O metamidofós é um veneno utilizado em culturas de algodão, amendoim, batata, feijão, soja, tomate para uso industrial e trigo. Mas a partir do dia 30 de junho de 2012, ele não poderá mais ser ministrado no país. A decisão foi tomada pela Agência Nacional de Vigilância Sanitária (Anvisa) no último dia 17 de janeiro, com base em um estudo elaborado pela Fundação Oswaldo Cruz (Fiocruz) que aponta os prejuízos do produto para a saúde humana. O metamidofós, segundo a Anvisa, mesmo em pequenas doses, provoca intoxicação e, a longo prazo, pode provocar danos ao processo de reprodução e também ao sistema nervoso, sobretudo do trabalhador rural, que tem contato mais direto com o veneno. O produto já é proibido na União Europeia, China, Japão, Paquistão, Indonésia, Costa do Marfim e Samoa. “As empresas tentaram impedir pela via judicial o trabalho da Anvisa de reavaliação de 14 ingredientes ativos e não apenas do metamidofós.Tivemos que derrubar várias liminares, eles queriam manter os produtos como estão no mercado. Mas nós convencemos os juízes de que nossa razão de existir é esta”, conta o gerente geral de toxicologia da Agência, Luis Cláudio Meireles.

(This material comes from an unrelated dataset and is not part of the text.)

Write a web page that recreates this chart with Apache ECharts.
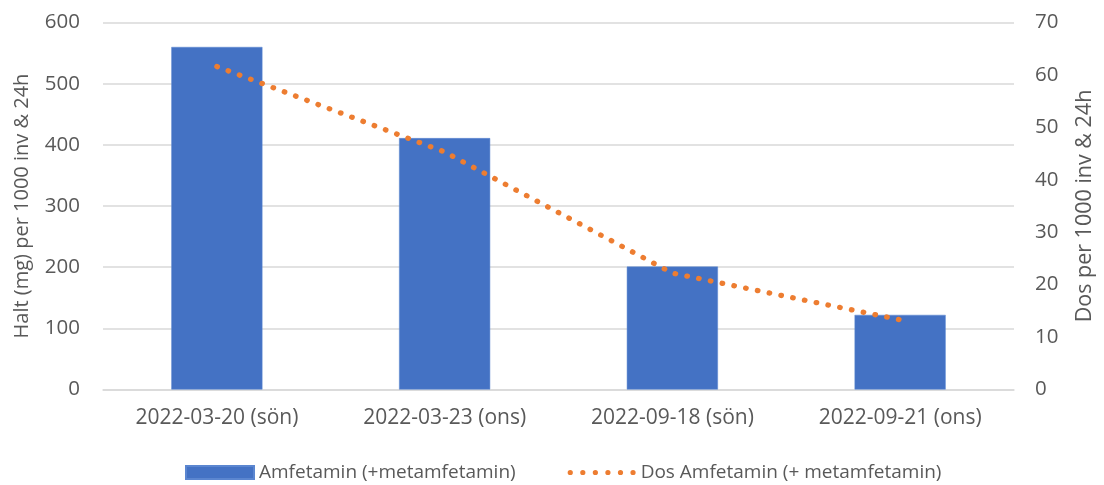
<!DOCTYPE html>
<html><head><meta charset="utf-8">
<script src="https://cdn.jsdelivr.net/npm/echarts@6/dist/echarts.min.js"></script>
<style>html,body{margin:0;padding:0;background:#fff}#c{width:1104px;height:485px}</style>
</head><body><div id="c"></div>
<script>
const categories = ['2022-03-20 (sön)', '2022-03-23 (ons)', '2022-09-18 (sön)', '2022-09-21 (ons)'];
const barValues = [560, 411, 201, 122];
const lineValues = [61.6, 45.3, 22.2, 13.3];
const barName = 'Amfetamin (+metamfetamin)';
const lineName = 'Dos Amfetamin (+ metamfetamin)';
const leftTitle = 'Halt (mg) per 1000 inv & 24h';
const rightTitle = 'Dos per 1000 inv & 24h';

const FONT = 'Open Sans';
const TXT = '#595959';
const dotsIcon = 'path://M0,2.5a2.5,2.5 0 1,0 5,0a2.5,2.5 0 1,0 -5,0' +
  'M12,2.5a2.5,2.5 0 1,0 5,0a2.5,2.5 0 1,0 -5,0' +
  'M24,2.5a2.5,2.5 0 1,0 5,0a2.5,2.5 0 1,0 -5,0' +
  'M36,2.5a2.5,2.5 0 1,0 5,0a2.5,2.5 0 1,0 -5,0' +
  'M48,2.5a2.5,2.5 0 1,0 5,0a2.5,2.5 0 1,0 -5,0' +
  'M60,2.5a2.5,2.5 0 1,0 5,0a2.5,2.5 0 1,0 -5,0';
const chart = echarts.init(document.getElementById('c'), null, {renderer: 'canvas'});
chart.setOption({
  animation: false,
  textStyle: {fontFamily: FONT, color: TXT},
  grid: {left: 103, right: 84, top: 22.5, bottom: 95.5, containLabel: false},
  legend: {
    top: 458, left: 180, itemGap: 52, itemWidth: 68, itemHeight: 13,
    textStyle: {fontFamily: FONT, fontSize: 19, color: TXT},
    data: [
      {name: barName, icon: 'rect'},
      {name: lineName, icon: dotsIcon}
    ]
  },
  xAxis: {
    type: 'category', data: categories,
    axisLine: {lineStyle: {color: '#D9D9D9', width: 1.5}},
    axisTick: {show: false},
    axisLabel: {fontFamily: FONT, fontSize: 21, color: TXT, margin: 18}
  },
  yAxis: [
    {
      type: 'value', min: 0, max: 600, interval: 100,
      name: leftTitle, nameLocation: 'middle', nameGap: 71, nameRotate: 90,
      nameTextStyle: {fontFamily: FONT, fontSize: 20, color: TXT},
      axisLine: {show: false}, axisTick: {show: false},
      axisLabel: {fontFamily: FONT, fontSize: 20.5, color: TXT, margin: 23},
      splitLine: {lineStyle: {color: '#D9D9D9', width: 1.5}}
    },
    {
      type: 'value', min: 0, max: 70, interval: 10, position: 'right',
      name: rightTitle, nameLocation: 'middle', nameGap: 60, nameRotate: 90,
      nameTextStyle: {fontFamily: FONT, fontSize: 21.5, color: TXT},
      axisLine: {show: false}, axisTick: {show: false},
      axisLabel: {fontFamily: FONT, fontSize: 20.5, color: TXT, margin: 21},
      splitLine: {show: false}
    }
  ],
  series: [
    {
      name: barName, type: 'bar', data: barValues, yAxisIndex: 0,
      barWidth: '40%',
      itemStyle: {color: '#4472C4', borderColor: '#5B86D0', borderWidth: 0.5}
    },
    {
      name: lineName, type: 'line', data: lineValues, yAxisIndex: 1,
      showSymbol: false, symbol: 'none',
      itemStyle: {color: '#ED7D31'},
      lineStyle: {color: '#ED7D31', width: 5.3, type: [0.5, 11.5], cap: 'round'}
    }
  ]
});
</script></body></html>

Em 2002, o produto já havia sido reavaliado pela Anvisa, que decidiu por excluir alguns cultivos da lista de culturas permitidas de serem tratadas com metamidofós. Nessa ocasião, a Agência também proibiu a aplicação costal do produto, situação em que o trabalhador utiliza um borrifador instalado nas costas. De lá para cá, novos estudos foram feitos e a ciência comprovou que o veneno era mais tóxico do que se imaginava. Luis Claudio explica que Anvisa, quando decide reavaliar um produto, o coloca em consulta pública para que os setores interessados possam se manifestar. “A saúde é sempre colocada como o patinho feio da história. Fazem parecer que nós queremos atrapalhar o desenvolvimento. Mas felizmente temos conseguido sustentar nosso trabalho, porque acho que esse tema tem um impacto muito positivo na sociedade, que olha o agrotóxico com muita desconfiança. E tem que olhar mesmo porque estamos falando de substâncias tóxicas”, afirma.
Outro modelo agrícola
“Se há uma substância tóxica, a Anvisa tem que acompanhar. O ideal era que tivéssemos uma agricultura que não necessitasse dessas substâncias, mas hoje, infelizmente, ela é dependente. Agora, é preciso ir substituindo para aquelas menos tóxicas, tirando aquelas mais graves e reduzindo ao máximo, além de ir entrando com outras técnicas de produção agrícola”, observa Luis Claudio. Ele conta também que a Anvisa tem trabalhado no registro de produtos para a agricultura orgânica, que são de baixa toxicidade.
Para o professor-pesquisador da Escola Politécnica de Saúde Joaquim Venâncio (EPSJV/Fiocruz), André Burigo, a decisão da Anvisa é importante para mostrar que o modelo de desenvolvimento adotado atualmente precisa ter limites. “O interessante é que na própria consulta pública se percebe que as manifestações contrárias ao banimento são muito embasadas no argumento do impacto que terá a medida no setor produtivo, na cultura do algodão, da soja, dizendo como esse é um veneno importante. Então, mesmo quem defende esse modelo de desenvolvimento e produção aponta a contradição de como esse modelo é dependente do veneno e fica vulnerável frente a uma proibição”, diz.
André observa que não é, portanto, apenas o movimento agroecológico que aponta que o atual modelo hegemônico agrícola é químico-dependente. “Isso não é uma fala apenas do movimento agroecológico, mas está presente na fala de quem defende este mesmo modelo”, reforça.
Além do metamidofós, outras oito substâncias utilizadas na agricultura estão sendo analisadas pela Anvisa. Luis Claudio ressalta que a população em geral e os cientistas devem contribuir para embasar as decisões da Anvisa. “É muito importante que movimentos sociais, pesquisadores e populações que muitas vezes são prejudicadas se manifestem sobre os produtos em consulta pública”, convida.